Take a pair of scissors.
Choose an article as long as you are planning to make your poem.
Cut out the article.
Then cut out each of the words that make up this article and put them in a bag.
Shake it gently.
Then take out the scraps one after the other in the order in which they left the bag.
Copy conscientiously.
The poem will be like you.
And here are you a writer, infinitely original and endowed with a sensibility that is charming though beyond the understanding of the vulgar.
Even with such a mechanical method, 'the poem will resemble you." How much more with methods that are not this determined by chance, but rather choice at a remove. If we don't have to worry about subject matter, we are free to concentrate on form. And I am convinced that is the only thing we actually can work on consciously. For the rest, all we can do is try to keep our minds alive, our curiosity and ability to see.
I always like it when longer poems suddenly break out in a book. Most of the poems in The Second Body are relatively short, but there are a few long poems in here - “Off to the Nervous Museum” is really great.

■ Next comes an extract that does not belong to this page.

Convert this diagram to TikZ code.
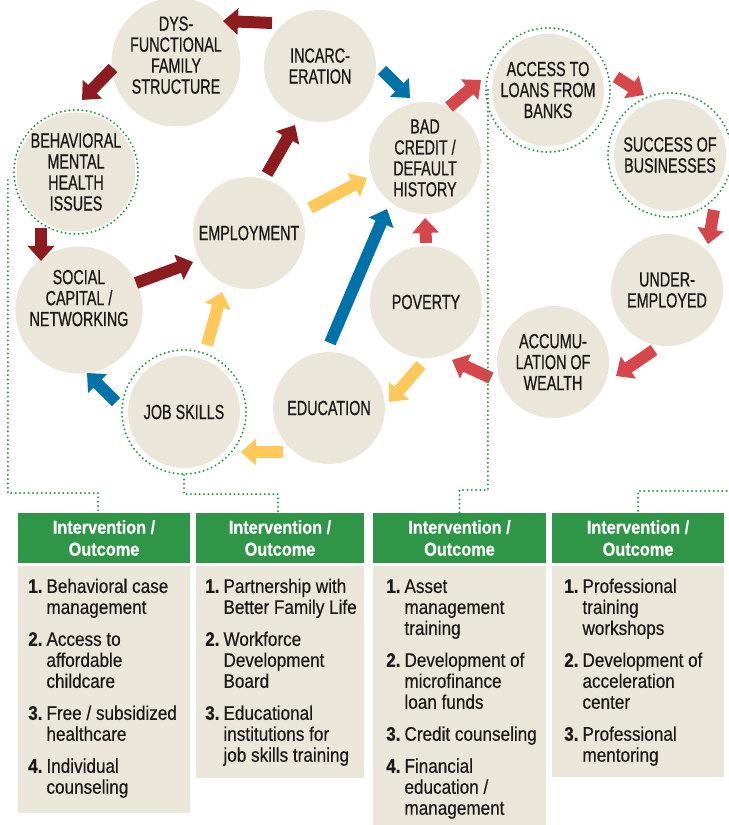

What do you think longer poems (and to a certain extent longer lines as in the poems printed sideways) allow you to do as a poet that can’t be accomplished in shorter poems?
I’m an enthusiastic reader and writer of both long and short poems. As an undergraduate, I studied John Ashbery’s Flowchart and Claudia Rankine’s Don’t Let Me Be Lonely alongside Cid Corman’s Nothing Doing and Anne Carson’s translations of Sappho (If Not, Winter), to name a few examples. Short poems—my own and others’—are mantras that aid my concentration and focus; most days, they play on loop in my head. Long poems don’t have this function for me: they frustrate or interrupt this cycle, or this cycling. If I find myself looping part of a long poem that I wrote, then I suspect that it’s actually a short poem, a collection of short poems, or at least a long poem that is an assemblage of parts (like “Off to the Nervous Museum”).

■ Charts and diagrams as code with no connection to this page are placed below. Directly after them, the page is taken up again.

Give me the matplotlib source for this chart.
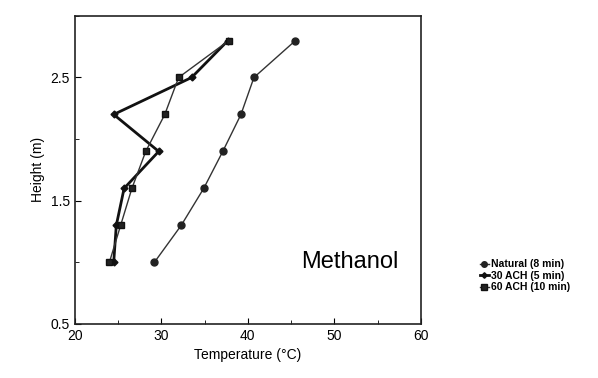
import matplotlib.pyplot as plt
from matplotlib.ticker import MultipleLocator

plt.rcParams["font.family"] = ["Liberation Sans", "DejaVu Sans"]

height = [1.0, 1.3, 1.6, 1.9, 2.2, 2.5, 2.8]
natural = [29.2, 32.3, 34.9, 37.1, 39.2, 40.7, 45.5]
ach30 = [24.5, 24.8, 25.7, 29.7, 24.5, 33.5, 37.7]
ach60 = [24.0, 25.3, 26.6, 28.2, 30.4, 32.0, 37.8]

labels = ["Natural (8 min)", "30 ACH (5 min)", "60 ACH (10 min)"]

fig = plt.figure(figsize=(5.98, 3.78), dpi=100)
ax = fig.add_axes([0.125, 0.143, 0.579, 0.815])

ax.plot(natural, height, color="#333333", lw=1.0, marker="o", ms=5,
        mfc="#222222", mec="#222222", label=labels[0])
ax.plot(ach30, height, color="#111111", lw=2.0, marker="D", ms=3.5,
        mfc="#111111", mec="#111111", label=labels[1])
ax.plot(ach60, height, color="#333333", lw=1.0, marker="s", ms=5,
        mfc="#222222", mec="#111111", label=labels[2])

ax.set_xlim(20, 60)
ax.set_ylim(0.5, 3.0)
ax.xaxis.set_major_locator(MultipleLocator(10))
ax.xaxis.set_minor_locator(MultipleLocator(5))
ax.set_yticks([0.5, 1.5, 2.5])
ax.yaxis.set_minor_locator(MultipleLocator(0.5))
ax.tick_params(which="both", direction="in", labelsize=10)
ax.tick_params(which="major", length=4)
ax.tick_params(which="minor", length=3)
for s in ax.spines.values():
    s.set_linewidth(1.2)
    s.set_color("#222222")

ax.set_xlabel("Temperature (\u00b0C)", fontsize=10)
ax.set_ylabel("Height (m)", fontsize=10)

ax.text(0.795, 0.20, "Methanol", transform=ax.transAxes, fontsize=17,
        ha="center", va="center")

fig.legend(loc="upper left", bbox_to_anchor=(0.795, 0.325), frameon=False,
           handlelength=0.9, handletextpad=0.2, markerscale=0.8,
           labelspacing=0.15, borderaxespad=0, prop={"weight": "bold", "size": 7.5})

fig.savefig("out.png", dpi=100)
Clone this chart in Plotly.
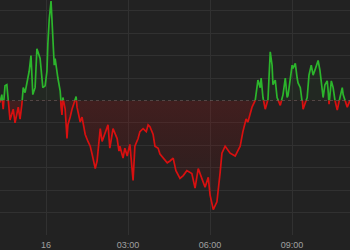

Ultimately, I think it’s easy to claim that long poems require more concentration than short poems; but for me, long poems disperse concentration rather than being an extended feat of concentration. Line length, on the other hand, is a matter of breath.
You’re currently on tour with Danniel Schoonebeek and Ian Hatcher, both of whom also have new books from Poor Claudia. As you’ve heard them read each night, what’s something about their poetry that you’ve discovered that those less familiar with the material might not know?

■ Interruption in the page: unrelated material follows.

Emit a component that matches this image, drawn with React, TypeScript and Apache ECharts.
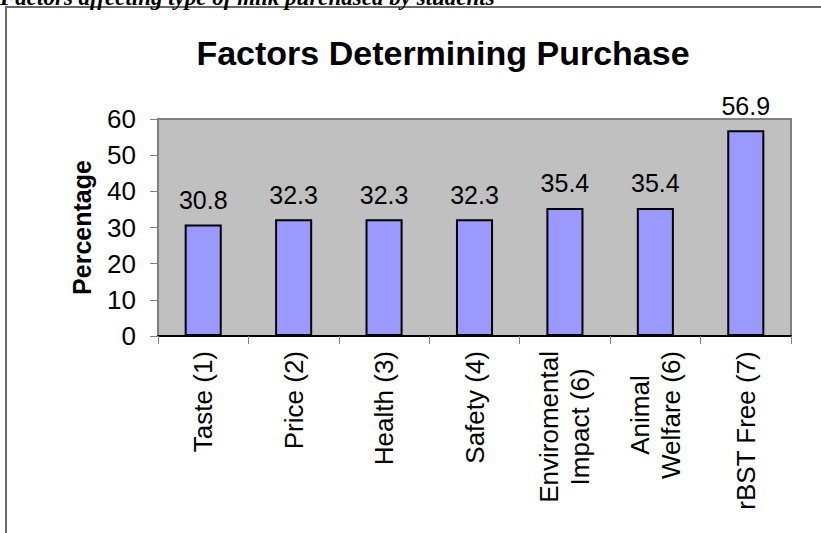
import React, { useEffect, useRef } from "react";
import * as echarts from "echarts";

const caption = "Factors affecting type of milk purchased by students";
const chartTitle = "Factors Determining Purchase";
const yAxisName = "Percentage";
const categories = [
  "Taste (1)",
  "Price (2)",
  "Health (3)",
  "Safety (4)",
  "Enviromental\nImpact (6)",
  "Animal\nWelfare (6)",
  "rBST Free (7)",
];
const values = [30.8, 32.3, 32.3, 32.3, 35.4, 35.4, 56.9];
const yMin = 0;
const yMax = 60;
const yStep = 10;

const SANS = "'Liberation Sans', Arial, Helvetica, sans-serif";
const SERIF = "'Liberation Serif', 'Times New Roman', serif";

export default function App() {
  const ref = useRef<HTMLDivElement>(null);
  useEffect(() => {
    if (!ref.current) return;
    const chart = echarts.init(ref.current, null, { renderer: "svg" });
    chart.setOption({
      animation: false,
      backgroundColor: "#ffffff",
      title: {
        text: chartTitle,
        left: 438,
        top: 31,
        textAlign: "center",
        textStyle: { fontFamily: SANS, fontWeight: "bold", fontSize: 34, color: "#000" },
      },
      graphic: [
        {
          type: "rect",
          shape: { x: 6, y: 7, width: 900, height: 600 },
          style: { fill: "none", stroke: "#6a6a6a", lineWidth: 2 },
          silent: true,
        },
        {
          type: "text",
          x: 0,
          y: -3,
          style: {
            text: caption,
            font: `italic bold 23px ${SERIF}`,
            fill: "#000",
            textAlign: "left",
            textVerticalAlign: "middle",
          },
          silent: true,
        },
      ],
      grid: {
        left: 158,
        right: 30,
        top: 119,
        bottom: 197,
        show: true,
        backgroundColor: "#c0c0c0",
        borderColor: "#808080",
        borderWidth: 2,
        containLabel: false,
      },
      xAxis: {
        type: "category",
        data: categories,
        axisLine: { show: true, lineStyle: { color: "#000", width: 2 } },
        axisTick: { show: true, alignWithLabel: false, length: 8, lineStyle: { color: "#808080", width: 1 } },
        axisLabel: {
          rotate: 90,
          interval: 0,
          margin: 15,
          fontSize: 26,
          fontFamily: SANS,
          color: "#000",
          formatter: (v: string) => v.split("\n").map((l) => `{c|${l}}`).join("\n"),
          rich: { c: { align: "center", fontSize: 26, fontFamily: SANS, color: "#000", lineHeight: 31 } },
        },
        splitLine: { show: false },
      },
      yAxis: {
        type: "value",
        min: yMin,
        max: yMax,
        interval: yStep,
        name: yAxisName,
        nameLocation: "middle",
        nameRotate: 90,
        nameGap: 64,
        nameTextStyle: { fontFamily: SANS, fontWeight: "bold", fontSize: 25, color: "#000" },
        axisLine: { show: true, lineStyle: { color: "#808080", width: 2 } },
        axisTick: { show: true, length: 8, lineStyle: { color: "#808080", width: 1 } },
        axisLabel: { margin: 22, fontSize: 26, fontFamily: SANS, color: "#000" },
        splitLine: { show: false },
      },
      series: [
        {
          type: "bar",
          data: values,
          barWidth: "41%",
          itemStyle: { color: "#9999ff", borderColor: "#000", borderWidth: 2 },
          label: {
            show: true,
            position: "top",
            distance: 12,
            fontSize: 25,
            fontFamily: SANS,
            color: "#000",
          },
        },
      ],
    });
    return () => chart.dispose();
  }, []);
  return (
    <div
      ref={ref}
      style={{ position: "fixed", left: 0, top: 0, width: 821, height: 533 }}
    />
  );
}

I’m so excited to be touring with Danniel and Ian, both of whose work I’ve admired for years. Something that recently struck me about Ian’s work is that it engages hilarious registers of eroticism. He has this one poem in which someone has just come in the speaker’s eye, which he delivers in his quintessential text-to-speech-inflected voice. It’s really fucking weird and funny. And Danniel I’ve learned so much from over the years! Lately, I admire how he’s able to balance the intensity with which he delivers his poems with a warm and generous stage presence that somehow still manages to be punk.
What was it like working with the editors at Poor Claudia as the book came together?
I’ve admired Poor Claudia’s publications for many years and am delighted to have a book out with them. The bulk of the work I did at the press was with Travis Meyer, who designed the book. Stacey Tran and Zoe Tambling were great to work with on publicity and marketing. It was especially wonderful to be able to give input with regard to the book’s cover. When I first saw Sophie Jodoin’s “small dramas & little nothings,” which is featured on The Second Body’s cover, I knew it embodied the book.
Here at Barrelhouse, we end every interview with the same question, which is “What’s your favorite Patrick Swayze movie?” So, what’s your’s?
There’s only one Patrick Swayze movie, and that movie is Donnie Darko.